╭─ Data provided

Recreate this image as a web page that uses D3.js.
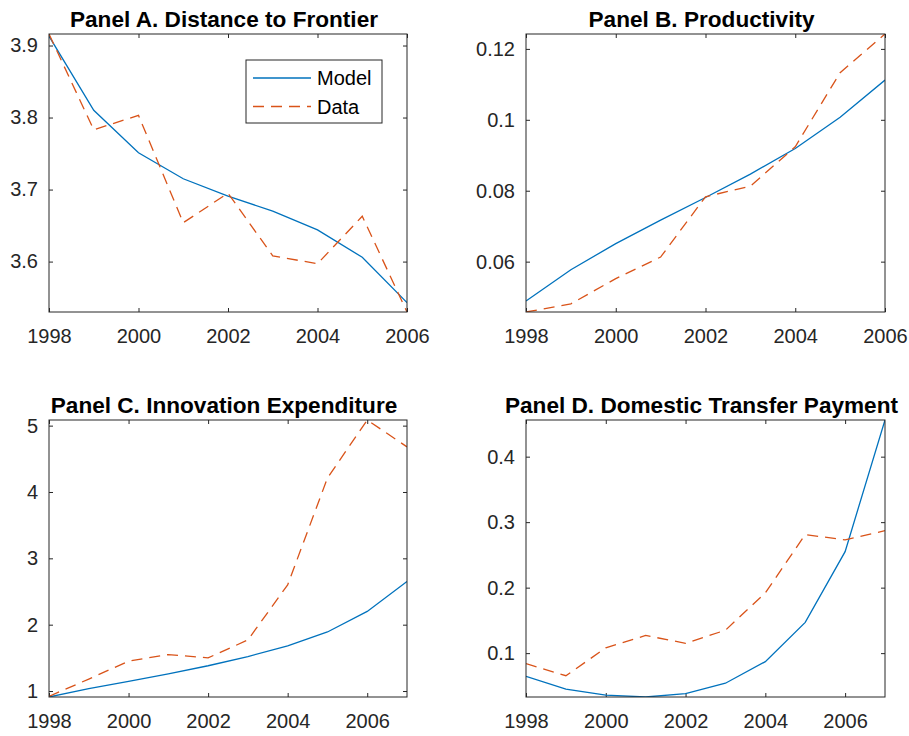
<!DOCTYPE html>
<html>
<head>
<meta charset="utf-8">
<script src="https://cdn.jsdelivr.net/npm/d3@7"></script>
<style>
  body { margin: 0; background: #fff; }
  svg text { font-family: "Liberation Sans", Arial, Helvetica, sans-serif; }
</style>
</head>
<body>
<div id="chart"></div>
<script>
const W = 909, H = 736;
const years9 = [1998, 1999, 2000, 2001, 2002, 2003, 2004, 2005, 2006];
const years10 = [1998, 1999, 2000, 2001, 2002, 2003, 2004, 2005, 2006, 2007];

// Panel A. Distance to Frontier
const distModel = [3.913, 3.810, 3.751, 3.715, 3.691, 3.670, 3.644, 3.606, 3.543];
const distData = [3.916, 3.783, 3.803, 3.654, 3.695, 3.608, 3.597, 3.663, 3.530];
// Panel B. Productivity
const prodModel = [0.0489, 0.0577, 0.0651, 0.0717, 0.0781, 0.0847, 0.0919, 0.1007, 0.1112];
const prodData = [0.0458, 0.0481, 0.0552, 0.0613, 0.0783, 0.0813, 0.0924, 0.1133, 0.1242];
// Panel C. Innovation Expenditure
const innoModel = [0.91, 1.035, 1.146, 1.26, 1.381, 1.52, 1.68, 1.89, 2.20, 2.65];
const innoData = [0.92, 1.18, 1.45, 1.55, 1.50, 1.77, 2.60, 4.21, 5.085, 4.68];
// Panel D. Domestic Transfer Payment
const transModel = [0.0645, 0.045, 0.036, 0.033, 0.038, 0.054, 0.087, 0.147, 0.255, 0.456];
const transData = [0.084, 0.0655, 0.108, 0.127, 0.115, 0.135, 0.192, 0.281, 0.273, 0.287];

const xTicks = [1998, 2000, 2002, 2004, 2006];
const distTicks = [3.6, 3.7, 3.8, 3.9];
const prodTicks = [0.06, 0.08, 0.1, 0.12];
const innoTicks = [1, 2, 3, 4, 5];
const transTicks = [0.1, 0.2, 0.3, 0.4];

const panels = [
  {title: "Panel A. Distance to Frontier", years: years9, model: distModel, data: distData, yTicks: distTicks,
   left: 49, top: 34, w: 358, h: 278, legend: true},
  {title: "Panel B. Productivity", years: years9, model: prodModel, data: prodData, yTicks: prodTicks,
   left: 526, top: 34, w: 359, h: 278},
  {title: "Panel C. Innovation Expenditure", years: years10, model: innoModel, data: innoData, yTicks: innoTicks,
   left: 49, top: 420, w: 358, h: 277},
  {title: "Panel D. Domestic Transfer Payment", years: years10, model: transModel, data: transData, yTicks: transTicks,
   left: 526, top: 420, w: 359, h: 277}
];

const modelColor = "#0072BD", dataColor = "#D95319", axisColor = "#262626";
const tickLen = 4;
const fmt = d3.format("~g");

const svg = d3.select("#chart").append("svg")
  .attr("width", W)
  .attr("height", H);

panels.forEach(function(p, i) {
  const g = svg.append("g").attr("transform", `translate(${p.left},${p.top})`);

  const x = d3.scaleLinear().domain(d3.extent(p.years)).range([0, p.w]);
  const y = d3.scaleLinear().domain(d3.extent(p.model.concat(p.data))).range([p.h, 0]);

  // ticks, pointing inwards on all four sides
  const bottom = g.append("g").attr("transform", `translate(0,${p.h})`)
    .call(d3.axisBottom(x).tickValues(xTicks).tickFormat(d3.format("d")).tickSizeInner(-tickLen).tickSizeOuter(0).tickPadding(17));
  const top = g.append("g")
    .call(d3.axisTop(x).tickValues(xTicks).tickFormat("").tickSizeInner(-tickLen).tickSizeOuter(0));
  const left = g.append("g")
    .call(d3.axisLeft(y).tickValues(p.yTicks).tickFormat(fmt).tickSizeInner(-tickLen).tickSizeOuter(0).tickPadding(11));
  const right = g.append("g").attr("transform", `translate(${p.w},0)`)
    .call(d3.axisRight(y).tickValues(p.yTicks).tickFormat("").tickSizeInner(-tickLen).tickSizeOuter(0));

  [bottom, top, left, right].forEach(function(a) {
    a.select(".domain").remove();
    a.selectAll(".tick line").attr("stroke", axisColor);
    a.selectAll(".tick text")
      .attr("fill", axisColor)
      .style("font-size", "20px")
      .style("font-family", "'Liberation Sans', Arial, sans-serif");
  });

  const clipId = "clip" + i;
  g.append("clipPath").attr("id", clipId)
    .append("rect").attr("width", p.w).attr("height", p.h);

  const line = d3.line()
    .x((d, j) => x(p.years[j]))
    .y(d => y(d));

  const plot = g.append("g").attr("clip-path", `url(#${clipId})`);
  plot.append("path")
    .datum(p.model)
    .attr("d", line)
    .attr("fill", "none")
    .attr("stroke", modelColor)
    .attr("stroke-width", 1.3);

  plot.append("path")
    .datum(p.data)
    .attr("d", line)
    .attr("fill", "none")
    .attr("stroke", dataColor)
    .attr("stroke-width", 1.3)
    .attr("stroke-dasharray", "11,7");

  // box
  g.append("rect")
    .attr("width", p.w)
    .attr("height", p.h)
    .attr("fill", "none")
    .attr("stroke", axisColor)
    .attr("stroke-width", 1);

  g.append("text")
    .attr("x", p.w / 2 - 4)
    .attr("y", -7)
    .attr("text-anchor", "middle")
    .style("font-size", "22.6px")
    .style("font-weight", "bold")
    .attr("fill", "#000")
    .text(p.title);

  if (p.legend) {
    const lg = g.append("g").attr("transform", `translate(${197},${26})`);
    lg.append("rect")
      .attr("width", 136)
      .attr("height", 63)
      .attr("fill", "#fff")
      .attr("stroke", axisColor)
      .attr("stroke-width", 1);
    const items = [{name: "Model", color: modelColor, dash: null}, {name: "Data", color: dataColor, dash: "11,7"}];
    items.forEach(function(it, k) {
      const ly = 18 + k * 28.5;
      lg.append("line")
        .attr("x1", 7).attr("x2", 65)
        .attr("y1", ly).attr("y2", ly)
        .attr("stroke", it.color)
        .attr("stroke-width", 1.3)
        .attr("stroke-dasharray", it.dash);
      lg.append("text")
        .attr("x", 71)
        .attr("y", ly)
        .attr("dy", "0.36em")
        .style("font-size", "20px")
        .attr("fill", "#000")
        .text(it.name);
    });
  }
});
</script>
</body>
</html>
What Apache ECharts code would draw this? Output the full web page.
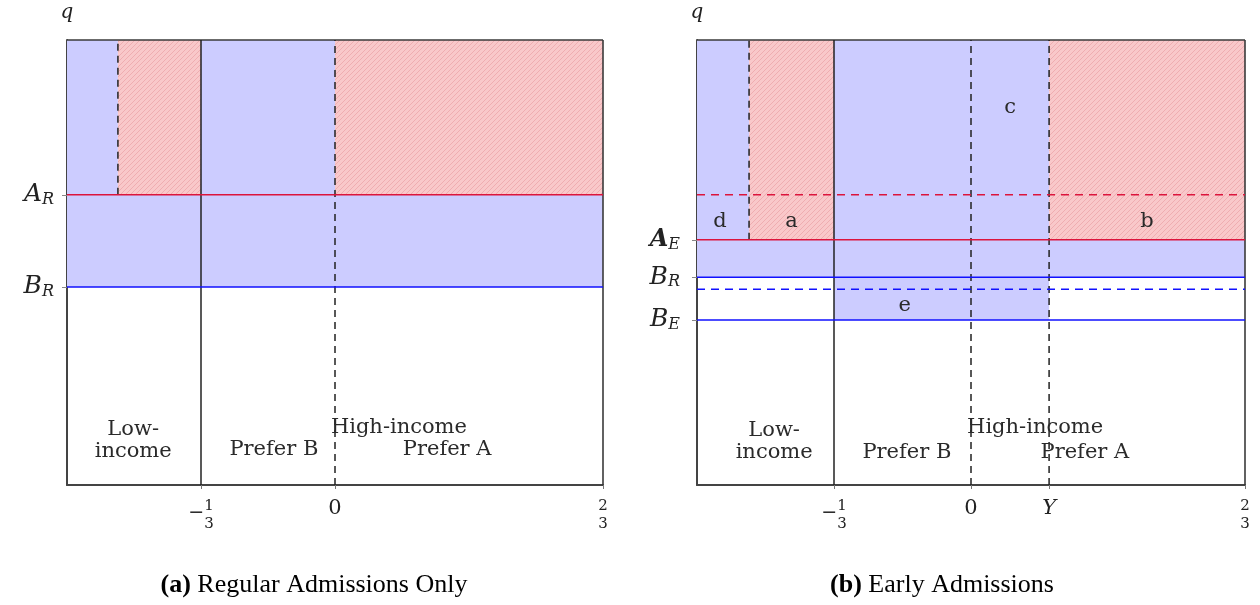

╰─

Only lines belong in the copy: transcribe those from the start of the data through the line that contains "const transTicks = [0.1, 0.2, 0.3, 0.4];", and skip the pictures.

Task response -
Recreate this image as a web page that uses D3.js.
<!DOCTYPE html>
<html>
<head>
<meta charset="utf-8">
<script src="https://cdn.jsdelivr.net/npm/d3@7"></script>
<style>
  body { margin: 0; background: #fff; }
  svg text { font-family: "Liberation Sans", Arial, Helvetica, sans-serif; }
</style>
</head>
<body>
<div id="chart"></div>
<script>
const W = 909, H = 736;
const years9 = [1998, 1999, 2000, 2001, 2002, 2003, 2004, 2005, 2006];
const years10 = [1998, 1999, 2000, 2001, 2002, 2003, 2004, 2005, 2006, 2007];

// Panel A. Distance to Frontier
const distModel = [3.913, 3.810, 3.751, 3.715, 3.691, 3.670, 3.644, 3.606, 3.543];
const distData = [3.916, 3.783, 3.803, 3.654, 3.695, 3.608, 3.597, 3.663, 3.530];
// Panel B. Productivity
const prodModel = [0.0489, 0.0577, 0.0651, 0.0717, 0.0781, 0.0847, 0.0919, 0.1007, 0.1112];
const prodData = [0.0458, 0.0481, 0.0552, 0.0613, 0.0783, 0.0813, 0.0924, 0.1133, 0.1242];
// Panel C. Innovation Expenditure
const innoModel = [0.91, 1.035, 1.146, 1.26, 1.381, 1.52, 1.68, 1.89, 2.20, 2.65];
const innoData = [0.92, 1.18, 1.45, 1.55, 1.50, 1.77, 2.60, 4.21, 5.085, 4.68];
// Panel D. Domestic Transfer Payment
const transModel = [0.0645, 0.045, 0.036, 0.033, 0.038, 0.054, 0.087, 0.147, 0.255, 0.456];
const transData = [0.084, 0.0655, 0.108, 0.127, 0.115, 0.135, 0.192, 0.281, 0.273, 0.287];

const xTicks = [1998, 2000, 2002, 2004, 2006];
const distTicks = [3.6, 3.7, 3.8, 3.9];
const prodTicks = [0.06, 0.08, 0.1, 0.12];
const innoTicks = [1, 2, 3, 4, 5];
const transTicks = [0.1, 0.2, 0.3, 0.4];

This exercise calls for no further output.